What most beginner guides won’t tell you

The ego pressure in freediving is real. You will be in the water with people who descend to 30 meters on a warm-up dive and make it look like breathing. The pressure to push further and deeper than your training level is constant and subtle. The deaths in this sport are not random — they cluster around exactly this dynamic: someone who’s done 10 dives diving like someone who’s done 1,000.

Your certification depth is not a goal, it’s a floor — the minimum you’ve demonstrated, supervised, in a controlled environment. Open-water conditions are different. Cold thermoclines, surge, current, low visibility, and the absence of an immediate safety diver all push the math against you.

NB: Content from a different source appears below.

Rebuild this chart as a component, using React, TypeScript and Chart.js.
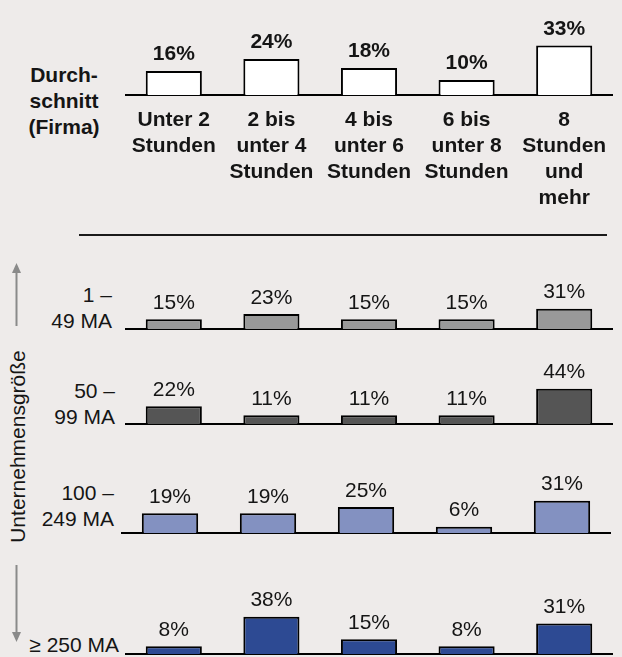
import React, { useEffect, useRef } from "react";
import { Chart, registerables } from "chart.js";

Chart.register(...registerables);

// ---- data ----
const categories: string[][] = [
  ["Unter 2", "Stunden"],
  ["2 bis", "unter 4", "Stunden"],
  ["4 bis", "unter 6", "Stunden"],
  ["6 bis", "unter 8", "Stunden"],
  ["8", "Stunden", "und", "mehr"],
];
const averageLabel = ["Durch-", "schnitt", "(Firma)"];
const averageValues = [16, 24, 18, 10, 33];

const sizeLabels = [["1 –", "49 MA"], ["50 –", "99 MA"], ["100 –", "249 MA"], ["≥ 250 MA"]];
const size1to49 = [15, 23, 15, 15, 31];
const size50to99 = [22, 11, 11, 11, 44];
const size100to249 = [19, 19, 25, 6, 31];
const size250plus = [8, 38, 15, 8, 31];
const axisTitle = "Unternehmensgröße";

const FONT = "'Liberation Sans', Arial, Helvetica, sans-serif";
const TEXT = "#151515";
const BG = "#eeebea";

const valueLabels = {
  id: "valueLabels",
  afterDatasetsDraw(chart: any, _args: any, opts: any) {
    const ctx = chart.ctx;
    const meta = chart.getDatasetMeta(0);
    const data = chart.data.datasets[0].data;
    ctx.save();
    ctx.font = `${opts.weight} 21px ${FONT}`;
    ctx.fillStyle = TEXT;
    ctx.textAlign = "center";
    ctx.textBaseline = "alphabetic";
    meta.data.forEach((bar: any, i: number) => {
      ctx.fillText(`${data[i]}%`, bar.x, bar.y - 10.5);
    });
    ctx.restore();
  },
};

type RowProps = {
  values: number[];
  color: string;
  left: number;
  top: number;
  width: number;
  plotHeight: number;
  axisHeight: number;
  ymax: number;
  bold?: boolean;
  showTicks?: boolean;
};

function BarRow(p: RowProps) {
  const ref = useRef<HTMLCanvasElement | null>(null);
  useEffect(() => {
    if (!ref.current) return;
    const chart = new Chart(ref.current, {
      type: "bar",
      data: {
        labels: categories as any,
        datasets: [
          {
            data: p.values,
            backgroundColor: p.color,
            borderColor: "#000",
            borderWidth: 2,
            barPercentage: 0.575,
            categoryPercentage: 1,
          },
        ],
      },
      options: {
        animation: false,
        responsive: false,
        maintainAspectRatio: false,
        layout: { padding: 0 },
        plugins: {
          legend: { display: false },
          tooltip: { enabled: false },
          valueLabels: { weight: p.bold ? "bold" : "normal" },
        } as any,
        scales: {
          y: { display: false, min: 0, max: p.ymax },
          x: {
            display: true,
            grid: { display: false, drawTicks: false },
            border: { display: true, color: "#000", width: 2 },
            ticks: {
              display: !!p.showTicks,
              autoSkip: false,
              maxRotation: 0,
              minRotation: 0,
              padding: 12,
              color: TEXT,
              font: { family: FONT, size: 21, weight: "bold", lineHeight: "26px" } as any,
            },
            afterFit: (scale: any) => {
              scale.height = p.axisHeight;
              scale.paddingLeft = 0;
              scale.paddingRight = 0;
            },
          },
        },
      },
      plugins: [valueLabels],
    });
    return () => chart.destroy();
  }, []);
  return (
    <canvas
      ref={ref}
      width={p.width}
      height={p.plotHeight + p.axisHeight}
      style={{ position: "absolute", left: p.left, top: p.top, width: p.width, height: p.plotHeight + p.axisHeight }}
    />
  );
}

function RowLabel({ lines, right, top, bold }: { lines: string[]; right: number; top: number; bold?: boolean }) {
  return (
    <div
      style={{
        position: "absolute",
        left: 0,
        width: right,
        top,
        textAlign: "right",
        font: `${bold ? "bold " : ""}21px ${FONT}`,
        lineHeight: "26px",
        color: TEXT,
        whiteSpace: "nowrap",
      }}
    >
      {lines.map((l, i) => (
        <div key={i}>{l}</div>
      ))}
    </div>
  );
}

export default function App() {
  useEffect(() => {
    document.body.style.margin = "0";
    document.body.style.background = BG;
  }, []);
  return (
    <div style={{ position: "absolute", left: 0, top: 0, width: 622, height: 657, background: BG, overflow: "hidden" }}>
      {/* average row */}
      <div
        style={{
          position: "absolute",
          left: 14,
          width: 100,
          top: 62,
          textAlign: "center",
          font: `bold 21px ${FONT}`,
          lineHeight: "26px",
          color: TEXT,
        }}
      >
        {averageLabel.map((l, i) => (
          <div key={i}>{l}</div>
        ))}
      </div>
      <BarRow values={averageValues} color="#ffffff" left={125} top={0} width={488} plotHeight={95} axisHeight={120} ymax={63.3} bold showTicks />

      {/* separator */}
      <div style={{ position: "absolute", left: 79, top: 234, width: 528, height: 2, background: "#1a1a1a" }} />

      {/* company size rows */}
      <RowLabel lines={sizeLabels[0]} right={112} top={282} />
      <BarRow values={size1to49} color="#999999" left={125} top={270} width={488} plotHeight={59} axisHeight={2} ymax={90.8} />

      <RowLabel lines={sizeLabels[1]} right={115} top={378} />
      <BarRow values={size50to99} color="#555555" left={125} top={355} width={488} plotHeight={69} axisHeight={2} ymax={86} />

      <RowLabel lines={sizeLabels[2]} right={114} top={480} />
      <BarRow values={size100to249} color="#8391c1" left={121} top={470} width={490} plotHeight={63} axisHeight={2} ymax={60.6} />

      <RowLabel lines={sizeLabels[3]} right={119} top={632} />
      <BarRow values={size250plus} color="#2d4a93" left={125} top={585} width={488} plotHeight={69} axisHeight={2} ymax={70.4} />

      {/* vertical axis title with arrows */}
      <svg width={40} height={657} style={{ position: "absolute", left: 0, top: 0 }}>
        <line x1={16.5} y1={272} x2={16.5} y2={326} stroke="#8a8a8a" strokeWidth={2} />
        <polygon points="16.5,263 12,273 21,273" fill="#8a8a8a" />
        <line x1={16.5} y1={565} x2={16.5} y2={633} stroke="#8a8a8a" strokeWidth={2} />
        <polygon points="16.5,642 12,632 21,632" fill="#8a8a8a" />
        <text
          transform="translate(25,446.5) rotate(-90)"
          textAnchor="middle"
          style={{ font: `21px ${FONT}`, fill: TEXT }}
        >
          {axisTitle}
        </text>
      </svg>
    </div>
  );
}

Progression in freediving is measured in months and years, not sessions. The divers who are 20 years into the sport and diving 40 meters still believe this. The ones who didn’t — well, there are fewer of them around to tell the story.

The practical card

  • Before anything else: take a course. AIDA, PADI, or Molchanovs — pick one, book it, take it.
  • Never hyperventilate. Full stop.
  • Never dive alone. One up, one down, always.
  • Gear priority order: mask, fins, wetsuit, weights. In that order.
  • Best year-round sites: Ginnie Springs, Blue Grotto, Devil’s Den. Springs run 72°F every day of the year.
  • Best reef site for beginners: Looe Key or Blue Heron Bridge.
  • Cost to get started: $350–$600 for a certification, plus roughly $400–$800 in gear.

Florida has the water. The question is whether you learn the sport before it teaches you a lesson on its own terms.